Minimum energy efficiency standards for commercial buildings

Business : Commercial Property

Minimum energy efficiency standards for commercial buildings

We are all used to seeing the Energy Efficiency rating on white goods and other appliances. However from April 2018, a new legal standard for minimum energy efficiency will apply to rented commercial buildings.

What are Minimum Energy Efficiency Standard (MEES)?

As part of the Carbon Reduction Commitment the government has introduced building regulation requirements for new buildings to meet current energy efficiency standards, whilst Minimum Energy Efficiency Standards have been put in place to deal with the UK’s older buildings.

What do MEES do?

Under the regulations if you are a landlord of a commercial building you will not be able to renew or grant a new lease or tenancy if the building  doesn’t meet the minimum EPC rating. This is currently set at E but may be subject to change.

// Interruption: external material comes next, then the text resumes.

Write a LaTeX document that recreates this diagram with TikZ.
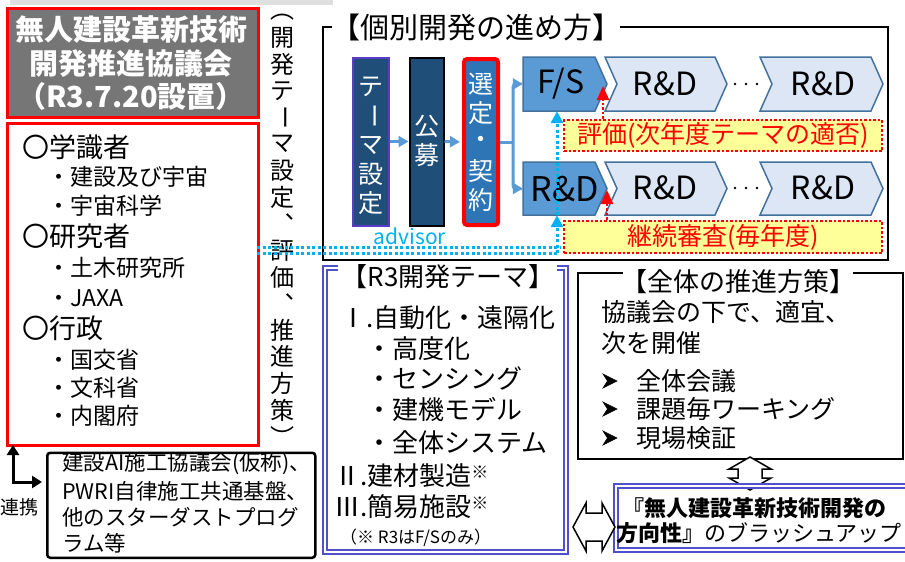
\documentclass[tikz,border=0pt]{standalone}
\usepackage{fontspec}
\setmainfont{Noto Sans CJK JP}
\usepackage{graphicx}
\usetikzlibrary{arrows.meta,calc}
\definecolor{dkblue}{RGB}{31,78,121}
\definecolor{mdblue}{RGB}{46,117,182}
\definecolor{chev}{RGB}{91,155,213}
\definecolor{chevline}{RGB}{65,113,156}
\definecolor{chevlight}{RGB}{220,230,244}
\definecolor{cyanl}{RGB}{0,176,240}
\definecolor{dblue}{RGB}{80,80,205}
\definecolor{boxgray}{RGB}{118,118,118}
\definecolor{yel}{RGB}{255,255,153}
\definecolor{purp}{RGB}{90,60,200}
\newcommand\fs[1]{\fontsize{#1}{#1}\selectfont}
\newcommand\rotch[1]{\rotatebox[origin=c]{-90}{#1}}
\begin{document}
\begin{tikzpicture}[x=1pt,y=-1pt,
  txt/.style={inner sep=0pt,anchor=west},
  vch/.style={inner sep=0pt,font=\fs{25},text=white},
  barrow/.style={draw=chev,line width=3pt,-{Triangle[length=10pt,width=11pt]}},
  reda/.style={draw=red,line width=2.5pt,dash pattern=on 2.5pt off 2pt,-{Triangle[length=14pt,width=12pt]}},
  cyd/.style={draw=cyanl,line width=3pt,dash pattern=on 3pt off 2.5pt},
  cya/.style={cyd,-{Triangle[length=12pt,width=12pt]}},
  dbl/.style={draw=dblue,line width=1.8pt,double=white,double distance=2pt},
  ybox/.style={fill=yel,draw=red,line width=2.5pt,dash pattern=on 2.5pt off 2pt,minimum width=318pt,minimum height=31pt,inner sep=0pt,text=red,font=\fs{25}},
  dchev/.style={fill=chev,draw=chevline,line width=1.5pt},
  lchev/.style={fill=chevlight,draw=chevline,line width=1.5pt},
  hollow/.style={fill=white,draw=black,line width=1.5pt,line join=miter},
  bullet/.style={fill=black,draw=black,line width=0.6pt,line join=miter},
]
\useasboundingbox (0,0) rectangle (905,562);
\fill[white] (0,0) rectangle (905,562);
\fill[gray!25] (10,0) rectangle (333,5);

% ---- council title box
\node[draw=red,line width=3pt,fill=boxgray,minimum width=251pt,minimum height=109pt,inner sep=0pt,anchor=north west] (council) at (5.5,6.5) {};
\node[text=white,font=\bfseries\fontsize{29}{33.5}\selectfont,align=center,inner sep=0pt] (counciltxt) at (131,63.5) {無人建設革新技術\\開発推進協議会\\（R3.7.20設置）};

% ---- members box
\node[draw=red,line width=3pt,fill=white,minimum width=251pt,minimum height=322pt,inner sep=0pt,anchor=north west] (members) at (5.5,121.5) {};
\node[txt,font=\fs{27}] (m1) at (22,147) {〇学識者};
\node[txt,font=\fs{23}] (m2) at (47,177) {・建設及び宇宙};
\node[txt,font=\fs{23}] (m3) at (47,206) {・宇宙科学};
\node[txt,font=\fs{27}] (m4) at (22,236) {〇研究者};
\node[txt,font=\fs{23}] (m5) at (47,268) {・土木研究所};
\node[txt,font=\fs{23}] (m6) at (47,298) {・JAXA};
\node[txt,font=\fs{27}] (m7) at (22,328) {〇行政};
\node[txt,font=\fs{23}] (m8) at (47,360) {・国交省};
\node[txt,font=\fs{23}] (m9) at (47,388) {・文科省};
\node[txt,font=\fs{23}] (m10) at (47,416) {・内閣府};

% ---- vertical column text
\node[inner sep=0pt,font=\fs{24}] (col0) at (282,17) {︵};
\foreach \ch [count=\i from 1] in {開,発,テ,{\rotch{ー}},マ,設,定,︑,評,価,︑,推,進,方,策,︶}
  \node[inner sep=0pt,font=\fs{24}] (col\i) at (282,{11+26.6*\i}) {\ch};

% ---- individual development frame
\node[inner sep=0pt,font=\fs{29}] (kobetsu) at (476,27) {【個別開発の進め方】};
\draw[line width=2.5pt] (332,27) -- (323,27) -- (323,260) -- (888,260) -- (888,27) -- (620,27);

\node[draw=purp,line width=2pt,fill=dkblue,minimum width=36pt,minimum height=168pt,inner sep=0pt] (theme) at (370.5,141.5) {};
\foreach \ch/\y [count=\i] in {テ/87,{\rotch{ー}}/116,マ/145,設/174,定/203}
  \node[vch] (th\i) at (370.5,\y) {\ch};
\node[draw=black,line width=2pt,fill=dkblue,minimum width=34pt,minimum height=168pt,inner sep=0pt] (koubo) at (426.5,141.5) {};
\node[vch] (kb1) at (426.5,126) {公};
\node[vch] (kb2) at (426.5,155) {募};
\node[draw=red,line width=4pt,fill=mdblue,rounded corners=3pt,minimum width=34pt,minimum height=166pt,inner sep=0pt] (sentei) at (481,142) {};
\foreach \ch/\y [count=\i] in {選/84,定/113,・/142,契/171,約/200}
  \node[vch] (se\i) at (481,\y) {\ch};

\draw[barrow] (theme.east) -- (koubo.west);
\draw[barrow,shorten >=2pt] (koubo.east) -- (sentei.west);

% chevrons
\node[minimum width=84pt,minimum height=54pt,inner sep=0pt] (fsb) at (565,84) {};
\node[minimum width=84pt,minimum height=53pt,inner sep=0pt] (rdb) at (565,188.5) {};
\path[lchev] (605,57) -- (715,57) -- (727,84) -- (715,111) -- (605,111) -- (617,84) -- cycle;
\path[lchev] (760,57) -- (871,57) -- (883,84) -- (871,111) -- (760,111) -- (772,84) -- cycle;
\path[lchev] (605,162) -- (715,162) -- (727,188.5) -- (715,215) -- (605,215) -- (617,188.5) -- cycle;
\path[lchev] (760,162) -- (871,162) -- (883,188.5) -- (871,215) -- (760,215) -- (772,188.5) -- cycle;
\path[dchev] (523,57) -- (595,57) -- (607,84) -- (595,111) -- (523,111) -- cycle;
\path[dchev] (523,162) -- (595,162) -- (607,188.5) -- (595,215) -- (523,215) -- cycle;
\node[inner sep=0pt,font=\fs{32}] (fstxt) at (561,84) {F/S};
\node[inner sep=0pt,font=\fs{34}] (rd0) at (565,189) {R\&D};
\node[inner sep=0pt,font=\fs{32}] (rd11) at (665,84) {R\&D};
\node[inner sep=0pt,font=\fs{32}] (rd12) at (823,84) {R\&D};
\node[inner sep=0pt,font=\fs{32}] (rd21) at (665,188) {R\&D};
\node[inner sep=0pt,font=\fs{32}] (rd22) at (823,188) {R\&D};
\foreach \x in {735,746,757} {\fill (\x,84) circle (1.3); \fill (\x,188) circle (1.3);}

% bracket connector
\coordinate (br) at (513,142);
\draw[draw=chev,line width=3pt] (sentei.east) -- (br);
\draw[barrow,rounded corners=3pt] (br) |- (fsb.west);
\draw[barrow,rounded corners=3pt] (br) |- (rdb.west);

% yellow boxes
\node[ybox] (hyouka) at (723,135.5) {評価(次年度テーマの適否)};
\node[ybox,minimum height=32pt] (keizoku) at (723,237) {継続審査(毎年度)};
\coordinate (t1) at (603,86);
\coordinate (t2) at (607,190);
\draw[reda] (t1 |- hyouka.north) -- (t1);
\draw[reda] (t2 |- keizoku.north) -- (t2);

% advisor
\node[inner sep=0pt,font=\fs{21},text=cyanl] (advisor) at (410,236) {advisor};
\coordinate (a1) at (257,247);
\coordinate (a2) at (560,247);
\coordinate (a3) at (257,253);
\coordinate (a4) at (557,253);
\coordinate (ax) at (557,0);
\draw[cyd] (a1) -- (a2);
\draw[cyd] (a3) -- (a4);
\draw[cya] (a4) -- (ax |- rdb.south);
\draw[cya] (ax |- rdb.south) -- (ax |- fsb.south);

% ---- R3 theme box
\node[inner sep=0pt,font=\fs{26}] (r3t) at (448,277) {【R3開発テーマ】};
\draw[dbl] (338,268) -- (325,268) -- (325,552) -- (566,552) -- (566,268) -- (557,268);
\node[txt,font=\fs{26}] (r1) at (340,318) {Ⅰ.自動化・遠隔化};
\node[txt,font=\fs{26}] (r2) at (366,349) {・高度化};
\node[txt,font=\fs{26}] (r3) at (366,378) {・センシング};
\node[txt,font=\fs{26}] (r4) at (366,409) {・建機モデル};
\node[txt,font=\fs{26}] (r5) at (366,443) {・全体システム};
\node[txt,font=\fs{26}] (r6) at (334,476) {Ⅱ.建材製造\raisebox{7pt}{\fs{17}※}};
\node[txt,font=\fs{26}] (r7) at (334,507) {Ⅲ.簡易施設\raisebox{7pt}{\fs{17}※}};
\node[txt,font=\fs{17}] (r8) at (340,538) {（※ R3はF/Sのみ）};

% ---- overall policy box
\node[inner sep=0pt,font=\fs{26}] (zentai) at (738,282) {【全体の推進方策】};
\draw[line width=2.5pt] (623,273) -- (578,273) -- (578,459) -- (903,459) -- (903,273) -- (853,273);
\node[txt,font=\fs{25}] (z1) at (601,312) {協議会の下で、適宜、};
\node[txt,font=\fs{25}] (z2) at (601,343) {次を開催};
\foreach \y [count=\i] in {381,409,438}
  \path[bullet] (617,\y) -- (603,{\y-7}) -- (607.5,\y) -- (603,{\y+7}) -- cycle;
\node[txt,font=\fs{25}] (z3) at (636,381) {全体会議};
\node[txt,font=\fs{25}] (z4) at (636,409) {課題毎ワーキング};
\node[txt,font=\fs{25}] (z5) at (636,438) {現場検証};

% up-down hollow arrow
\path[hollow] (750,457) -- (771,469) -- (762,469) -- (762,478) -- (771,478) -- (750,490) -- (729,478) -- (738,478) -- (738,469) -- (729,469) -- cycle;

% ---- bottom box
\draw[dbl] (616,486) rectangle (914,550);
\node[txt,font=\bfseries\fs{22}] (b1) at (622,508) {『無人建設革新技術開発の};
\node[txt,font=\fs{22}] (b2) at (616,533) {{\bfseries 方向性』}のブラッシュアップ};

% left-right hollow arrow
\path[hollow] (573,527) -- (586,503) -- (586,513) -- (602,513) -- (602,503) -- (615,527) -- (602,551) -- (602,541) -- (586,541) -- (586,551) -- cycle;

% ---- linkage
\node[draw,line width=2.5pt,rounded corners=3pt,minimum width=268pt,minimum height=105pt,inner sep=0pt,anchor=north west] (renkei) at (46,451.5) {};
\node[txt,font=\fs{21.5}] (l1) at (62,464) {建設AI施工協議会(仮称)、};
\node[txt,font=\fs{21.5}] (l2) at (62,491) {PWRI自律施工共通基盤、};
\node[txt,font=\fs{21.5}] (l3) at (62,517) {他のスターダストプログ};
\node[txt,font=\fs{21.5}] (l4) at (62,543) {ラム等};
\node[inner sep=0pt,font=\fs{19}] (lk) at (20,507) {連携};
\coordinate (lkA) at (13,445);
\coordinate (lkB) at (42,482);
\draw[line width=3pt,{Triangle[length=10pt,width=12pt]}-{Triangle[length=10pt,width=12pt]}] (lkA) |- (lkB);
\end{tikzpicture}
\end{document}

The building must be brought up to the minimum standard or above before it can be let.

What is caught by the new standards?

In many ways it is easier to confirm what is not caught by the regulations:

  • any buildings which are not required to have an EPC: including industrial sites, workshops, non-residential agricultural buildings with low energy demands, certain listed buildings, temporary properties and holidays lets.
  • buildings where the EPC is over 10 years old or where there is no EPC.
  • tenancies of less than 6 months (with no right of renewal).
  • tenancies of over 99 years.

Even if the building is within the scope of the  MEES Regulations there are certain exemptions:

  • Golden Rule: if an independent assessor concludes all relevant energy efficiency improvements have been made or that any improvements not made would not pay for themselves through energy savings within seven years.
  • Devaluation: if an independent surveyor concludes that the energy efficiency improvements are likely to reduce the market value of the property by more than 5 per cent.
  • Third Party Consent: where required consents for the works, from a tenant, superior landlord or planning authority have either been refused or granted with unreasonable conditions.

Exemptions are valid for five years and cannot be transferred to a new landlord. The government is setting up a PRS Exemptions Register on which exemptions must be registered to be valid. The register is due to go live in April 2017, although this may change!

Landlords: The biggest concerns for landlords are the combined financial cost of improvement works and the potential loss of income if a property cannot be let. There is some debate as to whether landlords can recover the costs of improvement works under the service charge or statutory compliance provisions contained in a lease. Much will depend on the exact wording of the lease, but the current view is that these should be met by the landlord.

Freehold Reversions: Reversionary freehold owners who have granted leases over 99 years are not directly responsible under the MEES Regulations. However their investment may be compromised as a non-compliant property is likely to suffer a reduction in value and there may be difficulties securing new Intermediary landlords.

Lenders: The MEES Regulations may also impact on the ability to obtain finance on a non-compliant building due to the reduction in value. In addition many funders may not lend as they do not want the risk of being caught by the MEES Regulations if they take possession of the property.

Whilst it is unclear post Brexit if the government will repeal the Energy Performance of Buildings (England and Wales) Regulations 2012, which underpin the MEES Regulations, these are still current law and are due to apply from 1 April 2018.